Libby developed an ear infection after dipping her head in the local canal, its happened before. I took her to the vet, but was a bit surprised by the vets reaction. She first asked if we needed to muzzle her, "NO" I replied never been asked before, she then took a quick look at her bad ear and said thats very hairy and very dirty and her first comment was I'd anesthetize her,( my first thought kill her for a ear infection) then she said to clean her ear out and have a good look. A bit over the top on her first visit antibiotics I had in mind, I said no and asked for other options I didn't want to put her through that for just an ear infection. So libby got 2 injections and some ear drops, which the vet insisted that her assistant show my how to mix it i.e. give it a shake, I must have been looking very thick that day. A couple of days later her ear looked much better so I removed the hair out of it. No expensive anesthetic required and my bank account is also happy. I do have insurance but I think the vet was trying it on.


----------



## emmelg (Mar 4, 2012)

Surely the anesthetic would be a last resort, glad you went with your own instinct ( a muzzle,on a Cockapoo )how dare they x


----------



## flounder_1 (May 12, 2011)

Sounds like a change of vet is in order!! I feel you have to have a good relationship with your vet and your trust in them has gone then you will never feel completely happy with what they are telling you again.

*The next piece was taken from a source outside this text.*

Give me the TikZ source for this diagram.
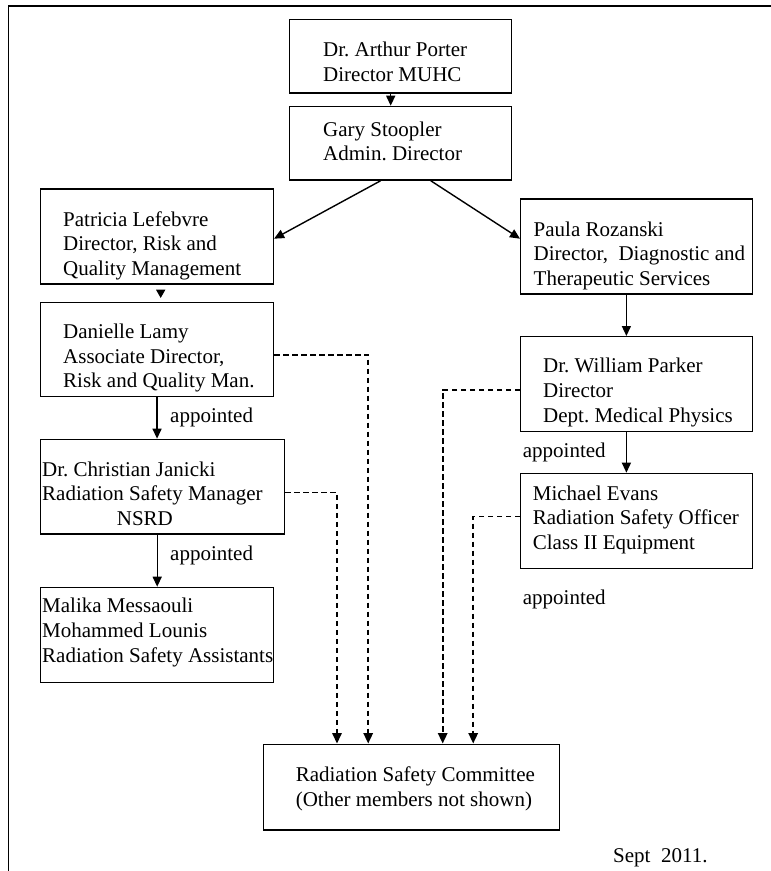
\documentclass[tikz,border=0pt]{standalone}
\usepackage{fontspec}
\setmainfont{Liberation Serif}
\usetikzlibrary{arrows.meta}
\newcommand{\mylines}[1]{\begin{tabular}[t]{@{}l@{}}#1\end{tabular}}
\frenchspacing
\begin{document}
\begin{tikzpicture}[x=1pt,y=-1pt,
  box/.style={draw, line width=1.4pt, inner sep=0pt, anchor=north west},
  txt/.style={anchor=base west, inner sep=0pt, font=\fontsize{21}{24.7}\selectfont\frenchspacing},
  arr/.style={line width=1.4pt, -{Triangle[length=10pt,width=9pt]}},
  darr/.style={line width=1.6pt, dash pattern=on 5.5pt off 3.5pt, -{Triangle[length=10.5pt,width=9.5pt]}},
  frame/.style={line width=1.6pt}
]
\useasboundingbox (0,0) rectangle (771,871);
\draw[frame] (8.3,871) -- (8.3,6) -- (771,6);

% boxes
\node[box, minimum width=222pt, minimum height=73.3pt] (porter) at (289,19) {};
\node[box, minimum width=222pt, minimum height=73.6pt] (stoop) at (289,105.7) {};
\node[box, minimum width=232.7pt, minimum height=95pt] (lef) at (40,188.3) {};
\node[box, minimum width=232pt, minimum height=95pt] (roz) at (520,198.3) {};
\node[box, minimum width=232.7pt, minimum height=94pt] (lamy) at (40,301.7) {};
\node[box, minimum width=232pt, minimum height=94.7pt] (parker) at (520,336) {};
\node[box, minimum width=244pt, minimum height=94.6pt] (jan) at (40,438.7) {};
\node[box, minimum width=232pt, minimum height=95pt] (evans) at (520,472.7) {};
\node[box, minimum width=233pt, minimum height=95pt] (malika) at (40,586.7) {};
\node[box, minimum width=296.4pt, minimum height=85.8pt] (comm) at (262.6,743.5) {};

% texts
\node[txt] (porterT) at (323,56.7) {\mylines{Dr. Arthur Porter\\Director MUHC}};
\node[txt] (stoopT) at (323,136) {\mylines{Gary Stoopler\\Admin. Director}};
\node[txt] (lefT) at (63,226) {\mylines{Patricia Lefebvre\\Director, Risk and\\Quality Management}};
\node[txt] (rozT) at (533.5,236) {\mylines{Paula Rozanski\\Director,\ \ Diagnostic and\\Therapeutic Services}};
\node[txt] (lamyT) at (63,338.5) {\mylines{Danielle Lamy\\Associate Director,\\Risk and Quality Man.}};
\node[txt] (parkerT) at (543,372.7) {\mylines{Dr. William Parker\\Director\\Dept. Medical Physics}};
\node[txt] (janT) at (42,476) {\mylines{Dr. Christian Janicki\\Radiation Safety Manager\\\hspace*{74.7pt}NSRD}};
\node[txt] (evansT) at (532.7,500) {\mylines{Michael Evans\\Radiation Safety Officer\\Class II Equipment}};
\node[txt] (malikaT) at (42,612.7) {\mylines{Malika Messaouli\\Mohammed Lounis\\Radiation Safety Assistants}};
\node[txt] (commT) at (295.6,781.7) {\mylines{Radiation Safety Committee\\(Other members not shown)}};
\node[txt] (sept) at (613,862) {Sept\ \ 2011.};

\node[txt] (ap1) at (170,422.7) {appointed};
\node[txt] (ap2) at (170,560) {appointed};
\node[txt] (ap3) at (522.7,457) {appointed};
\node[txt] (ap4) at (522.7,604) {appointed};

% solid connectors
\draw[arr] ([xshift=-10pt]porter.south) -- ([xshift=-10pt]stoop.north);
\draw[arr] ([xshift=-20pt]stoop.south) -- ([yshift=-2.2pt]lef.east);
\draw[arr] ([xshift=30pt]stoop.south) -- ([yshift=7.8pt]roz.west);
\draw[line width=1.4pt, -{Triangle[length=8.3pt,width=9pt]}, shorten <=6.4pt, shorten >=3.7pt]
  ([xshift=3.65pt]lef.south) -- ([xshift=3.65pt]lamy.north);
\draw[arr] (lamy.south) -- (lamy.south |- jan.north);
\draw[arr] (malika.north |- jan.south) -- (malika.north);
\draw[arr] ([xshift=-10.3pt]roz.south) -- ([xshift=-10.3pt]parker.north);
\draw[arr] ([xshift=-10.3pt]parker.south) -- ([xshift=-10.3pt]evans.north);

% dashed connectors
\draw[darr] ([yshift=-5.3pt]lamy.east) -| ([xshift=-43.3pt]comm.north);
\draw[darr] ([yshift=-5.7pt]jan.east) -| ([xshift=-74.5pt]comm.north);
\draw[darr] ([yshift=-5.65pt]parker.west) -| ([xshift=31.2pt]comm.north);
\draw[darr] ([yshift=4.5pt]evans.west) -| ([xshift=61.7pt]comm.north);
\end{tikzpicture}
\end{document}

Lolly suffered terribly with ear infection and dirt build up when she was a puppy but a change of food solved her problem instantly. I was amazed as was our vet who recommends Barking Heads to her clients with dogs with ear problems now.


----------



## glampoo (Sep 17, 2012)

*What is Barking Heads?*

My cockapoo, Daisy, has been plagued by ear infections/skin issues the last couple of years. We have made many visits to the vet, who recommended switching her food to Taste of the Wild, Salmon flavor. This has only given her fish-breath. What is Barking Heads? A brand of dog food it sounds like. Don't think I have ever seen it. Where do you buy it?


----------



## flounder_1 (May 12, 2011)

Yes Barking Heads is a brand of dog food. Not sold in supermarkets or Pets at Home but most independent pet shops sell it. 
http://www.barkingheads.co.uk/ There's a 'find a stockist' section on their website.


----------



## Cassie (Feb 15, 2012)

Hi there just wondering which flavour of barking heads did you change over to?


----------



## flounder_1 (May 12, 2011)

I started Lolly on the Puppy Days one (as she was only young at them time) but changed her to adult at about 10 months old. She now tends to mostly have Good Hair Day (used to be called Bad Hair Day)


----------